Его больше сбила с толку не сама новость, сколько легкость, с которой Данил, никогда не говоривший никому лишнего слова, ее озвучил.
- А от меня она что хочет? - спросил Юрка.
Данил пожал плечами.
- Может, поплакаться? По старой памяти.
Юрке расхотелось говорить на эту тему.
- Пойду, еще накапаю, - сказал он. - Ты на стреме.
Когда он вернулся, Данил разговаривал по телефону.
- А что? - спросил он в трубку. - Ну, у Юрки, и что?.. О чем?.. Говори... По телефону говори... Твои проблемы... Нормально разговариваю... Валяй.
Данил бросил телефон на стол и буркнул:
- Таир сейчас придет.
- Зачем?
Данил пожал плечами.
Юрка подыскивал слово. Что-то такое, что ярко и точно охарактеризует уместность появления Таира здесь именно сейчас.
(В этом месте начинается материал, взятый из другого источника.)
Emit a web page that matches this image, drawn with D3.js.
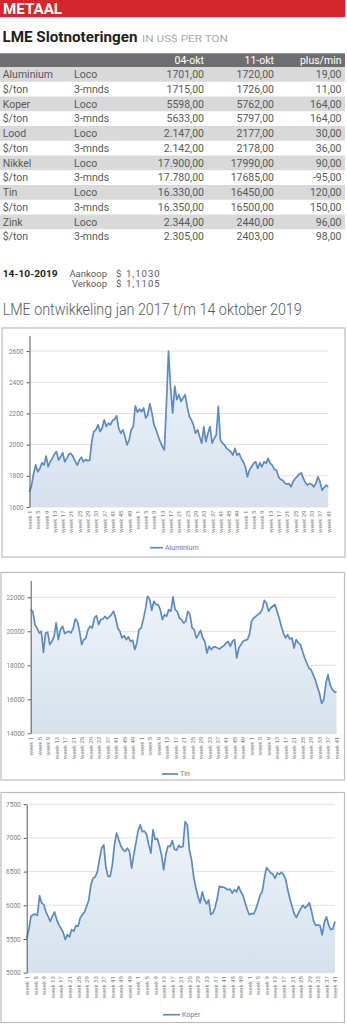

Но пока он восстанавливал связи в мозгу, растворенные элитным французским коньяком, кое-что другое отвлекло его внимание.
- Не шевелись, - сказал Юрка, глядя на руки Данила.
Тот повернул голову.
- У тебя на руке паук, - сказал Юрка, - сейчас я его прихлопну.
- Не трогай, - спокойно отозвался Данил. Он поднял руку и выгнул пальцы - паучок перебежал длинными ломкими ножками по плоскости ладони и перебрался на запястье. - Это мой.
- Он не ядовитый?
- Это каракурт. Еще какой ядовитый. Особенно сейчас. После его укуса через десять минут превращаешься в овощ. Лежишь и кряхтишь от боли. Потому что даже кричать не можешь.
- Ты откуда знаешь?
- Читал.
Юрка отодвинулся.
- Убери его.
- Не бойся. Тебя он тоже не тронет.
- Дрессированный, что ли?
- Я же сказал - он мой.
Но Юрку слова Данила не успокоили.
- Откуда он у тебя, вообще?
- Нашел.
Не очень поверив Данилу на слово, Юрка внимательно наблюдал за черной бусинкой в красную крапинку. Она остановилась на косточке запястья, щупая кожу ножкой.
- Зачем он тебе?
- Для разных дел. Хочешь, Катерине в обувь подложим?
- И назовем это разным делом?
- Самообороной.
Юрка вдруг подумал, что Данил может говорить это серьезно. Мысль его напугала. Но в этом был виноват, конечно, коньяк.
- Нет, - сказал Юрка, - не хочу.
- Ты же хотел от нее избавиться.
- Я с ней сам справлюсь.
- Смотри. Моя Машка все сделает за пятнадцать минут. Чистенько. Никто ничего не узнает.
- Я, блин, не пойму, ты сейчас шутишь, издеваешься или серьезно говоришь? - нервно спросил Юрка.
- Юра! Таир пришел! - крикнула Катерина от ворот.
Данил улыбнулся одними губами.
- Конечно, шучу.
Он достал из кармана желтую пластиковую коробочку, пересадил в нее паука и убрал в карман.
- Позвать его сюда? - спросил Юрка. - Или сказать, что тебя нет?
Но говорить ничего не пришлось. Таир уже сам поднялся и открыл дверь. Недружелюбно оглядел обоих. Данил перегнулся через стол, взял из пепельницы сигару, положил ноги на свободный стул и уставился вдаль.